More than anything, it seems that the summit is a gesture, without real hope of achieving anything but the closer regulation of internet content for average users of the non-dark web, and of sweeping illegal behaviours back where they belong, under the carpet and out of sight in the dark web. As the old adage goes, out of sight, out of mind. The non-visibility of these images would surely be a comfort to worried members of the public, despite their proliferation on the other side of the web. However, this slight deterrent may also be enough for many people whose slight curiosity would never be sparked by a stumbled-upon image or idle search term. In this sense the old adage rings doubly true: for many people, these images being out of sight may well keep them out of mind.
One of the major problems with online pornography seems to be its ability to neutralise taboo and to normalise the previously unacceptable. Many researchers, including Gail Dines and William Stuthers have written extensively about the negative effects of watching pornography, which include the tendency to "fall deeper into the mental habit of fixating on [pornographic images]," creating automatic neural pathways that every real-life sexual experience is then routed through. It is easy to see how violent and abusive pornographic images could create an addiction to violent and abusive real-life sexual encounters. Commentators argue that the cases of killers such as Mark Bridger, who was found to have watched violent pornography before murdering April Jones, highlight the very real problem presented by pornography.
It is true, however, that not everyone who enjoys violent pornography goes on to commit violent crimes. Many people would argue that they never forget the very important moral difference between fantasy and reality. Recently, a new academic journal has been created to study pornography. The peer-reviewed journal, set up by academics Feona Attwood and Clarissa Smith, has been accused of being pro-pornography, with Gail Dines having accused its editors of being "akin to climate-change deniers", and "taking a bit of junk science and leaping to all sorts of unfounded conclusions". However, as Diane Abbott, Labour MP and UK shadow minister for public health, said in response to news of Maria Miller’s summit, we are facing the "sexualisation and pornification of our society" in response to the proliferation of online pornography. It seems legitimate to want to study the effects of this ‘pornification’.

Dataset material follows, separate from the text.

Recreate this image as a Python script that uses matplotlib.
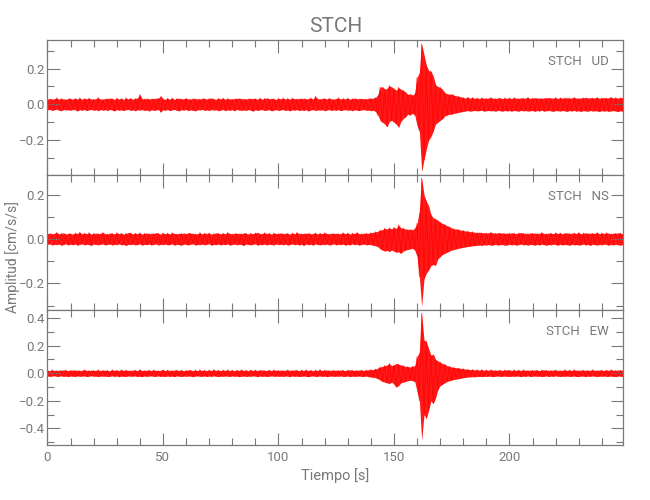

The argument about what we should and should not be allowed to see online rages on. In the meantime, Britain’s main ISPs, Virgin Media, BSkyB, BT and TalkTalk, have all agreed to work with the IWF in conjunction with the Child Exploitation and Online Protection Centre to crack down on illegal images of child abuse. Presumably, this means that every image on their servers will have to be manually checked for illegal content. Although this does represent a further step towards the regulation of the internet, hopefully the move will in some small way protect more children against the abuse perpetrated by pornographers.